‘Turma da Mônica: Lições’, novo filme baseado na obra do genial desenhista, tem espírito atado a conceitos que refrescam a atualidade, como diversidade, empatia e tolerância
Qual a sua chance de chegar aos 86 anos, olhar para os seus maiores feitos de vida e declarar ao mundo: “Vamos mudar tudo isso aí. Modernizar, incluir mais gente, olhar para o futuro, rever conceitos e mostrar novas perspectivas”?
É muito disso o que vi no filme “Turma da Mônica: Lições”, baseado na obra de nosso gênio dos quadrinhos, Maurício de Sousa, orquestrado de maneira delicada e inteligente por Daniel Resend
Fiquei pensando, enquanto me deliciava vendo a película com minha filha biscoita, no poder da boa escuta para a construção do sucesso e da evolução em qualquer área da vida da gente, inclusive naquelas onde imaginamos que tudo está certo, que tudo funciona muito bem.
Parte importante dos brasileiros ama ou curtiu muito as aventuras da turma do Limoeiro e tem as múltiplas referências da criação no imaginário. Como nasci lá perto do brejo, Chico Bento é um ídolo para mim e foi uma companhia durante muitos anos de infância.
Embora todas as referências mais marcantes e tradicionais da obra de Maurício estejam em Lições, como o coelho Sansão, as casas de vila, a praça pública, os planos infalíveis e a molecada solta, o filme tem um espírito atado a conceitos que refrescam a atualidade, como a diversidade, a empatia, a tolerância e o acolhimento das individualidades.
Gostar de criança já é pretexto mais do que justificável para assistir à exibição. A seleção do elenco é de uma delicadeza e de uma profundidade que dá orgulho de ser brasileiro. Milena, uma das personagens mais recentes da turma, é interpretada por uma menininha que leva a negritude para o justo protagonismo e visibilidade da cor.
Emilly Nayara é Milena, primeira menina negra da Turma da Mônica, que surgiu nos quadrinhos em 2017
Aqui preciso dar um spoiler, pois é métier deste escrevinhador: Humberto, personagem que passou a história, até aqui, com um “surdo-mutismo” incômodo e ultrapassado para as pessoas com deficiência, uma vez que a condição é estigmatizada e imprecisa, surge na trama mantendo integralmente sua simpatia, mas encaminhando o entendimento de sua condição como uma questão de fala a ser elaborada.
Os “filhos” de seu Maurício foram mexidos, parcialmente repaginados, aprenderam com a vida e ensinaram ao pai, que pensa, olha —deve se incomodar um bocado também, naturalmente— e se abre àquilo que dialoga mais com o conjunto da infância e da humanidade que se busca hoje.
Em uma realidade em que há pessoas vendo a cauda do cometa vindo em direção à Terra e achando que aquilo é só um rabisco das estrelas, em uma realidade em que um resultado acachapante de uma vacinação não é suficiente para convencer dirigentes de que os pequenos devem ser imunizados e protegidos, é muito mais do que um alento assistir à postura de um vencedor quase nonagenário dizendo a mirins: “Muito boa sua ideia, vamos em frente.
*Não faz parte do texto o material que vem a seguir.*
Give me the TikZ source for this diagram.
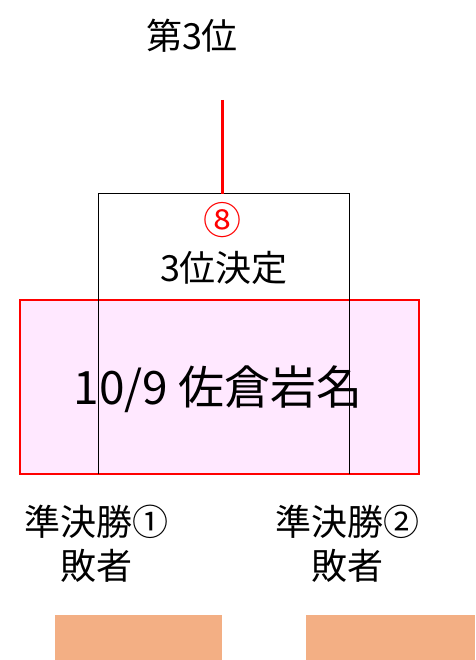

Cascão, Cebolinha, Mônica e Magali podem crescer, podem seguir destinos que eu não tracei para eles”.
Espero muito que este ano seja como Lições, aberto à construção de jeitos novos de pensar, de entender o outro e suas angústias, seus sabores e suas loucurinhas. O movimento de abrir as portas para toda a turma ainda está em curso e não vai perder velocidade, mas ainda falta “descontluir” conceitos, como aderiu o “Maulício”.